Il contesto è teso. L’”eventuale” introduzione di dazi, specialmente su beni cinesi (con tariffe ipotizzate fino al 145 per cento ma già ampiamente “trattabili” e rincari portuali), potrebbe innescare una nuova fiammata inflazionistica per due motivi. Penuria di beni: la riduzione del traffico di container (-50 per cento) preannuncia una carenza di merci importate. Rincari diretti: i dazi stessi comporterebbero un aumento dei prezzi al consumo, un effetto che persino Amazon aveva considerato di esplicitare.

Questi fattori rendono quasi impossibile per Powell considerare un taglio dei tassi, data la minaccia di un’inflazione latente.

Pericoloso tagliare i tassi?

Nonostante il crollo della fiducia dei consumatori spinga alcuni (Trump in testa) a chiedere un taglio dei tassi per stimolare l’economia, Powell resiste. Un’eventuale inflazione non deriverebbe da un’economia surriscaldata, ma da uno shock geopolitico (dazi, problemi di approvvigionamento). Tagliare i tassi sarebbe inefficace – il denaro più facile non sblocca i porti né riduce le tariffe – e potenzialmente controproducente, alimentando aspettative inflazionistiche e minando la credibilità della Fed.

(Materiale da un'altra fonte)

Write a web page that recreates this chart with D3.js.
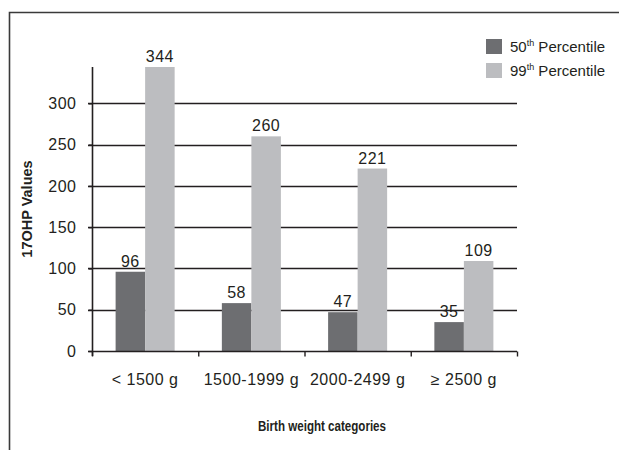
<!DOCTYPE html>
<html>
<head>
<meta charset="utf-8">
<script src="https://cdn.jsdelivr.net/npm/d3@7"></script>
<style>
  body { margin: 0; background: #fff; }
  svg { display: block; font-family: "Liberation Sans", Arial, sans-serif; }
</style>
</head>
<body>
<svg id="chart" width="619" height="450"></svg>
<script>
const categories = ["< 1500 g", "1500-1999 g", "2000-2499 g", "\u2265 2500 g"];
const seriesNames = ["50th", "99th"];
const p50 = [96, 58, 47, 35];
const p99 = [344, 260, 221, 109];
const yTicks = [0, 50, 100, 150, 200, 250, 300];
const colors = ["#6d6e71", "#bcbdc0"];
const ink = "#231f20";

const svg = d3.select("#chart");
const margin = { left: 92, right: 102, top: 67, bottom: 99 };
const W = 619, H = 450;

const x = d3.scaleBand().domain(categories).range([margin.left, W - margin.right]).padding(0);
const xs = d3.scaleBand().domain(seriesNames).range([0, x.bandwidth()]).paddingInner(0).paddingOuter(0.8);
const y = d3.scaleLinear().domain([0, 344]).range([H - margin.bottom, margin.top]);

// frame
svg.append("path").attr("d", `M9.5,${H} L9.5,12.5 L${W},12.5`)
  .attr("fill", "none").attr("stroke", "#3a3a3a").attr("stroke-width", 1.6);

// gridlines
svg.append("g").selectAll("line").data(yTicks.filter(d => d > 0)).join("line")
  .attr("x1", margin.left - 4).attr("x2", W - margin.right)
  .attr("y1", d => Math.round(y(d)) + 0.5).attr("y2", d => Math.round(y(d)) + 0.5)
  .attr("stroke", ink).attr("stroke-width", 1.4);

const rows = categories.map((c, i) => ({ cat: c, vals: [p50[i], p99[i]] }));

// bars
const g = svg.append("g").selectAll("g").data(rows).join("g")
  .attr("transform", d => `translate(${x(d.cat)},0)`);
g.selectAll("rect").data(d => d.vals.map((v, k) => ({ k, v }))).join("rect")
  .attr("x", d => xs(seriesNames[d.k]))
  .attr("width", xs.bandwidth())
  .attr("y", d => y(d.v))
  .attr("height", d => y(0) - y(d.v))
  .attr("fill", d => colors[d.k]);
g.selectAll("text").data(d => d.vals.map((v, k) => ({ k, v }))).join("text")
  .attr("x", d => xs(seriesNames[d.k]) + xs.bandwidth() / 2)
  .attr("y", d => y(d.v) - 5)
  .attr("text-anchor", "middle")
  .attr("font-size", 16).attr("letter-spacing", 0.5)
  .attr("fill", ink)
  .text(d => d.v);

// y axis
const yAxis = svg.append("g").attr("transform", `translate(${margin.left + 0.5},0)`)
  .call(d3.axisLeft(y).tickValues(yTicks).tickSize(4).tickPadding(12).tickSizeOuter(0));
yAxis.select(".domain").attr("d", `M0,${margin.top}V${y(0) + 5}`).attr("stroke", ink).attr("stroke-width", 1.6);
yAxis.selectAll(".tick line").attr("stroke", ink).attr("stroke-width", 1.4);
yAxis.selectAll(".tick text").attr("font-size", 16).attr("letter-spacing", 0.5)
  .attr("fill", ink).attr("font-family", "Liberation Sans, Arial, sans-serif");

// x axis
const xAxis = svg.append("g").attr("transform", `translate(0,${Math.round(y(0)) + 0.5})`)
  .call(d3.axisBottom(x).tickSize(0).tickPadding(22));
xAxis.select(".domain").attr("d", `M${margin.left - 4},0H${W - margin.right}`).attr("stroke", ink).attr("stroke-width", 1.6);
xAxis.selectAll(".tick text").attr("font-size", 16).attr("letter-spacing", 0.5)
  .attr("fill", ink).attr("font-family", "Liberation Sans, Arial, sans-serif");
// category boundary ticks
const bounds = categories.map(c => x(c)).concat([x(categories[categories.length - 1]) + x.bandwidth()]);
xAxis.append("g").selectAll("line").data(bounds).join("line")
  .attr("x1", d => d + 0.5).attr("x2", d => d + 0.5).attr("y1", 0).attr("y2", 5)
  .attr("stroke", ink).attr("stroke-width", 1.4);

// axis titles
svg.append("text")
  .attr("transform", `translate(32,${(y(0) + margin.top) / 2}) rotate(-90)`)
  .attr("text-anchor", "middle").attr("font-weight", "bold").attr("font-size", 14.5)
  .attr("fill", ink).text("17OHP Values");
svg.append("text")
  .attr("x", 322).attr("y", 431)
  .attr("text-anchor", "middle").attr("font-weight", "bold").attr("font-size", 14)
  .attr("textLength", 128).attr("lengthAdjust", "spacingAndGlyphs")
  .attr("fill", ink).text("Birth weight categories");

// legend
const leg = svg.append("g").selectAll("g").data(seriesNames).join("g")
  .attr("transform", (d, i) => `translate(486,${39 + i * 24})`);
leg.append("rect").attr("width", 16).attr("height", 15).attr("fill", (d, i) => colors[i]);
const lt = leg.append("text").attr("x", 24).attr("y", 13).attr("font-size", 15).attr("fill", ink);
lt.append("tspan").text(d => d.slice(0, 2));
lt.append("tspan").attr("font-size", 9).attr("dy", -6).text(d => d.slice(2));
lt.append("tspan").attr("dy", 6).text(" Percentile");
</script>
</body>
</html>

L’indipendenza della Fed messa alla prova

C’è un ulteriore elemento cruciale: un taglio dei tassi ora verrebbe interpretato come una resa alle pressioni di Trump, compromettendo l’indipendenza della Federal Reserve. Powell è uno degli ultimi simboli di autonomia istituzionale, ma in un’America dove il presidente commenta la politica monetaria via social e minaccia licenziamenti, la Fed è sotto forte pressione. Il rischio non è solo economico, ma sistemico.

Chi guida i mercati?

La domanda ora non è più “quando taglierà la Fed?”, ma “chi detta realmente l’agenda dei mercati?”. Powell si trova in una trappola: tagliare i tassi significherebbe cedere a Trump; non tagliarli potrebbe minare la fiducia e rischiare una recessione.